One of the world’s most classic and popular styles of red wine, Bordeaux-inspired blends have spread from their homeland in France to nearly every corner of the New World. Typically based on either Cabernet Sauvignon or Merlot and supported by Cabernet Franc, Malbec and Petit Verdot, the best of these are densely hued, fragrant, full of fruit and boast a structure that begs for cellar time. Somm Secret—Blends from Bordeaux are generally earthier compared to those from the New World, which tend to be fruit-dominant.
An icon of balance and tradition, St. Julien boasts the highest proportion of classed growths in the Médoc. What it lacks in any first growths, it makes up in the rest: five amazing second growth chateaux, two superb third growths and four well-reputed fourth growths. While the actual class rankings set in 1855 (first, second, and so on the fifth) today do not necessarily indicate a score of quality, the classification system is important to understand in the context of Bordeaux history.

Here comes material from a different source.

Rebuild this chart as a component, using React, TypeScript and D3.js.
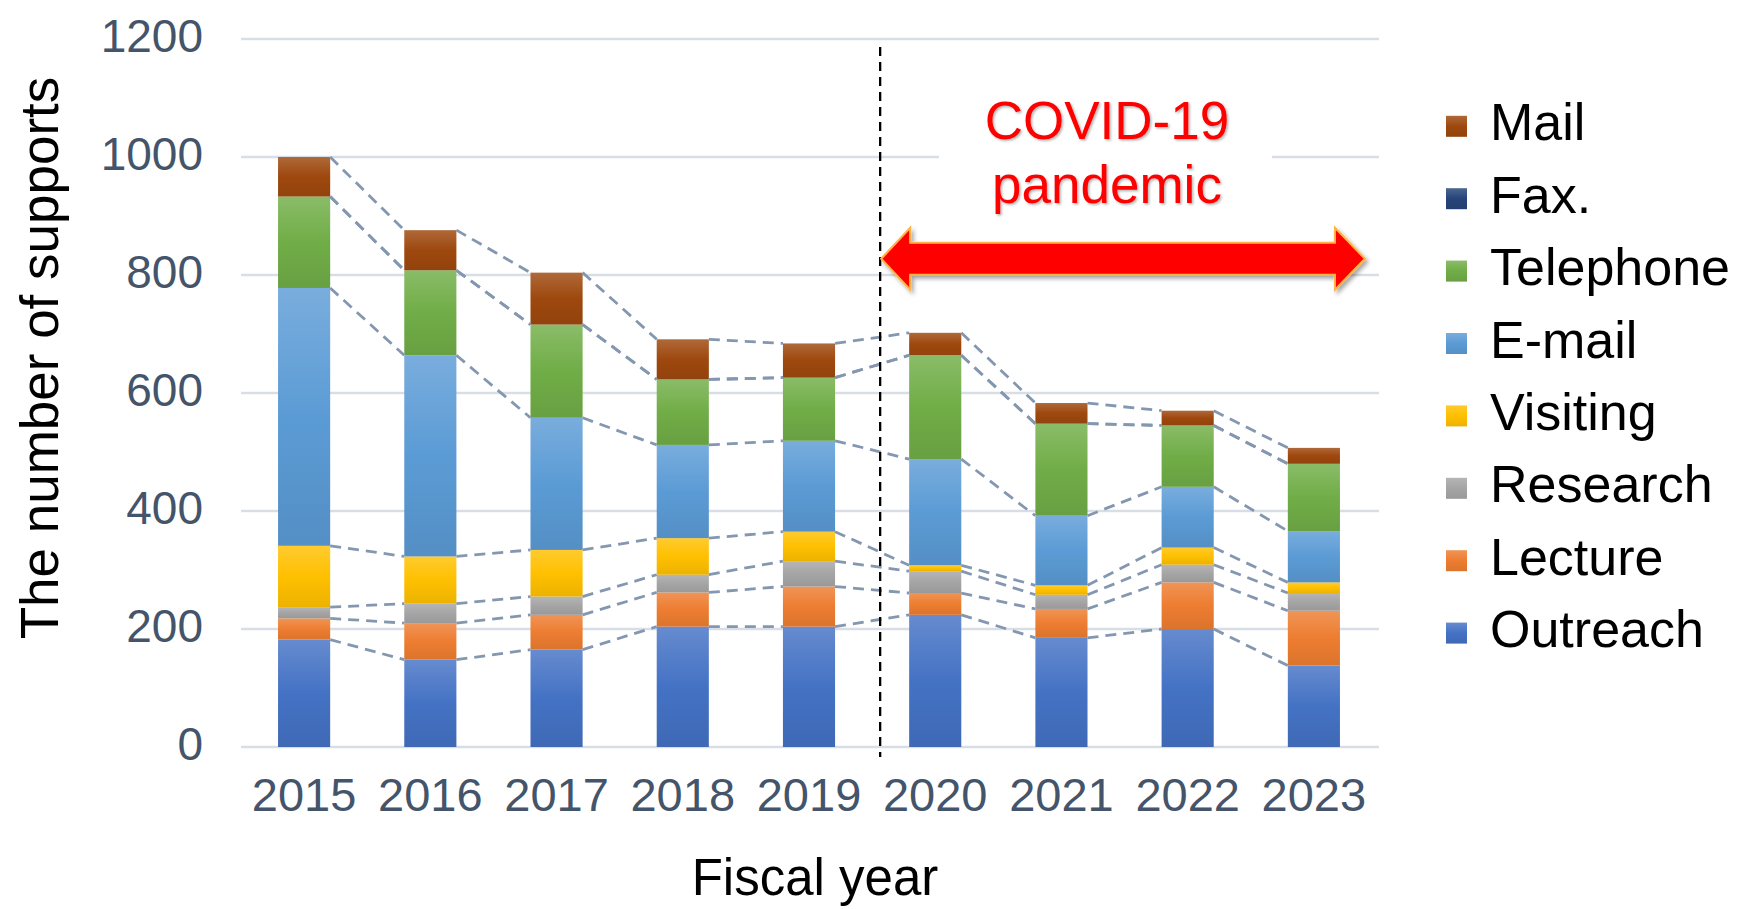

Today rivalry among the classed chateaux only serves to elevate the appellation overall.
One of its best historically, the estate of Leoville, was the largest in the Médoc in the 18th century, before it was divided into the three second growths known today as Chateau Léoville-Las-Cases, Léoville-Poyferré and Léoville-Barton. Located in the north section, these are stone’s throw from Chateau Latour in Pauillac and share much in common with that well-esteemed estate.
The relatively homogeneous gravelly and rocky top soil on top of clay-limestone subsoil is broken only by a narrow strip of bank on either side of the “jalle,” or stream, that bisects the zone and flows into the Gironde.
St. Julien wines are for those wanting subtlety, balance and consistency in their Bordeaux. Rewarding and persistent, the best among these Bordeaux Blends are full of blueberry, blackberry, cassis, plum, tobacco and licorice. They are intense and complex and finish with fine, velvety tannins.